• **WHAT YOU WILL DO**: Nothing outside the range from the line with "Reproduce this chart with matplotlib." to the line with "plt.rcParams['font.family'] = ['Open" belongs in the copy, and no pictures do either; repeat that range exactly.

• **RECORDS FOR PROCESSING**:
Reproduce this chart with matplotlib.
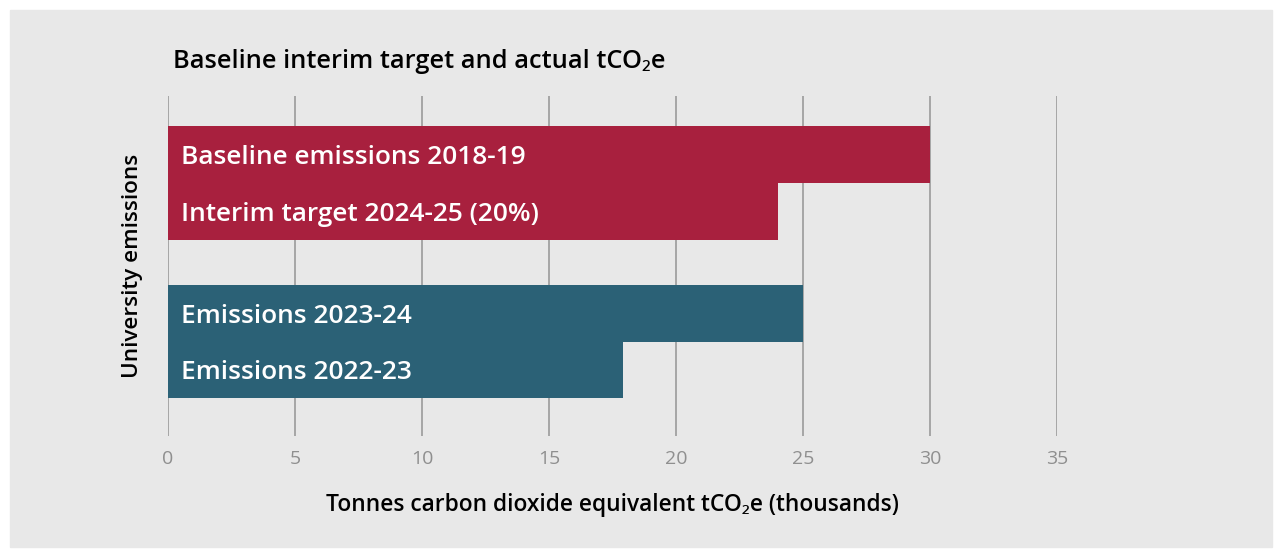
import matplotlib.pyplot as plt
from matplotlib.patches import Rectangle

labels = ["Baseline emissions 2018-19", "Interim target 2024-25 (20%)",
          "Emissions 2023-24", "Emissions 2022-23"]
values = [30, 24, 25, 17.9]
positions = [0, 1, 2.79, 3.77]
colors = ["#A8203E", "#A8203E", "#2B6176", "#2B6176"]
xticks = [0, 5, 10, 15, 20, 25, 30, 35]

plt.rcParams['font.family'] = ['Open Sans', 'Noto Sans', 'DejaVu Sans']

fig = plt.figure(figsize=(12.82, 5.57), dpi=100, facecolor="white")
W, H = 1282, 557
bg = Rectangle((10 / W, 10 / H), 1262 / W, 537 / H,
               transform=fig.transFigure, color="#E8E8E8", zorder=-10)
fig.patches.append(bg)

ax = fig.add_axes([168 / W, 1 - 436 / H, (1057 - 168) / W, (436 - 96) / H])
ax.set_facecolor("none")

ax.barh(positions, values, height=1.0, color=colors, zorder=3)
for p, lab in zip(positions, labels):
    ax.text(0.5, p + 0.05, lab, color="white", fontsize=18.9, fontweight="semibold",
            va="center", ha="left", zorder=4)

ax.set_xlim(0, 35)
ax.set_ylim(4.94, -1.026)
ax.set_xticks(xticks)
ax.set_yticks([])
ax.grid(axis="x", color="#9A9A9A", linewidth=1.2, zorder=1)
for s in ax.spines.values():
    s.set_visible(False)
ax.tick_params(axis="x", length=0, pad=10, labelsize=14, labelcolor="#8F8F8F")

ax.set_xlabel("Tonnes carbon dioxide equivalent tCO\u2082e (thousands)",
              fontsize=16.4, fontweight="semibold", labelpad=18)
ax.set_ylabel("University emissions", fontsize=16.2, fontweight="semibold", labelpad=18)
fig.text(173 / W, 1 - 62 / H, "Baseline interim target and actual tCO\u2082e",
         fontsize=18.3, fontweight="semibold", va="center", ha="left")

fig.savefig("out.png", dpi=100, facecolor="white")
...
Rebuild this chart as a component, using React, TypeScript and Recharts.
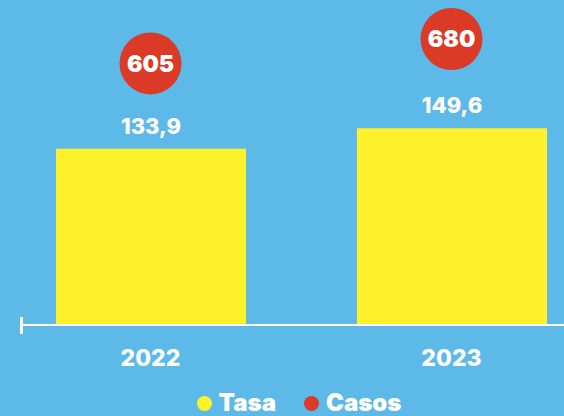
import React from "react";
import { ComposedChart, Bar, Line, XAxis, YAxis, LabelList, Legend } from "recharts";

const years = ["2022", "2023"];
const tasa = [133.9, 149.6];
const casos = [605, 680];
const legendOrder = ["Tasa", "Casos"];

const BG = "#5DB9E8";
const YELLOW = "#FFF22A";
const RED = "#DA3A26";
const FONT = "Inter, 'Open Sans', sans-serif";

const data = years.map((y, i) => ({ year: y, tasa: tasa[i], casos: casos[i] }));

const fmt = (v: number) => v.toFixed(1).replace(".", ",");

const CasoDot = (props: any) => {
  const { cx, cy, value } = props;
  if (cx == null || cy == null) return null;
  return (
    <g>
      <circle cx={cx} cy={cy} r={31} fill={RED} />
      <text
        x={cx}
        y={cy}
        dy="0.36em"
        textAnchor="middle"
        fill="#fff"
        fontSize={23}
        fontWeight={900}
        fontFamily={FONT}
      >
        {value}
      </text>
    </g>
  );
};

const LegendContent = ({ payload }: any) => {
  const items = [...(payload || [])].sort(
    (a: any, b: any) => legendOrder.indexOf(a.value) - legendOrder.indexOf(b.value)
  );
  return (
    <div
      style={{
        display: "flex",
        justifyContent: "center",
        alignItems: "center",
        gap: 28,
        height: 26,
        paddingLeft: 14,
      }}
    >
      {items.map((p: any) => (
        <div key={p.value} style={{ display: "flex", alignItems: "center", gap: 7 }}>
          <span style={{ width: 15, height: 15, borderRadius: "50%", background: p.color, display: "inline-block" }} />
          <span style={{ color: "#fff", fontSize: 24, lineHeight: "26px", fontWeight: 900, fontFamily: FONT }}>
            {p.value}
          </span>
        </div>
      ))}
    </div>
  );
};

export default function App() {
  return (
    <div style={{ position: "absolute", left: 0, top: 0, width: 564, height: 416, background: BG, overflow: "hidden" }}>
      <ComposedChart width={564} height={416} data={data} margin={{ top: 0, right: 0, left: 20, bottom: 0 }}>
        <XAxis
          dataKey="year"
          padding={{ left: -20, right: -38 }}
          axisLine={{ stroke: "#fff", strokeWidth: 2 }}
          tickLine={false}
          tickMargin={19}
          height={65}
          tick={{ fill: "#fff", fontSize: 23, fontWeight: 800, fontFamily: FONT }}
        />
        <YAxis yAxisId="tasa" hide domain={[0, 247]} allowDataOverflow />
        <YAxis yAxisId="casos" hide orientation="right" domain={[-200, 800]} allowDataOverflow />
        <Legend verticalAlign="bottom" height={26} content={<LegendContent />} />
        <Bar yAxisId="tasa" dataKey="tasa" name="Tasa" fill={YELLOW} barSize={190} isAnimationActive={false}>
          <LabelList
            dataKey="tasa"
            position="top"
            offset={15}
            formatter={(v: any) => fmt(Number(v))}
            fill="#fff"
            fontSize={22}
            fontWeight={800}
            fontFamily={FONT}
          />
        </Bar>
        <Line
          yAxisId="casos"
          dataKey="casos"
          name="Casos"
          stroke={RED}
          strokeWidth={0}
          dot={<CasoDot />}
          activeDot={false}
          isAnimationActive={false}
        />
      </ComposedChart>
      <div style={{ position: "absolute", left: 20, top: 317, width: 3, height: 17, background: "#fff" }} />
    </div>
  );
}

• **REPLY**:
Reproduce this chart with matplotlib.
import matplotlib.pyplot as plt
from matplotlib.patches import Rectangle

labels = ["Baseline emissions 2018-19", "Interim target 2024-25 (20%)",
          "Emissions 2023-24", "Emissions 2022-23"]
values = [30, 24, 25, 17.9]
positions = [0, 1, 2.79, 3.77]
colors = ["#A8203E", "#A8203E", "#2B6176", "#2B6176"]
xticks = [0, 5, 10, 15, 20, 25, 30, 35]

plt.rcParams['font.family'] = ['Open Sans', 'Noto Sans', 'DejaVu Sans']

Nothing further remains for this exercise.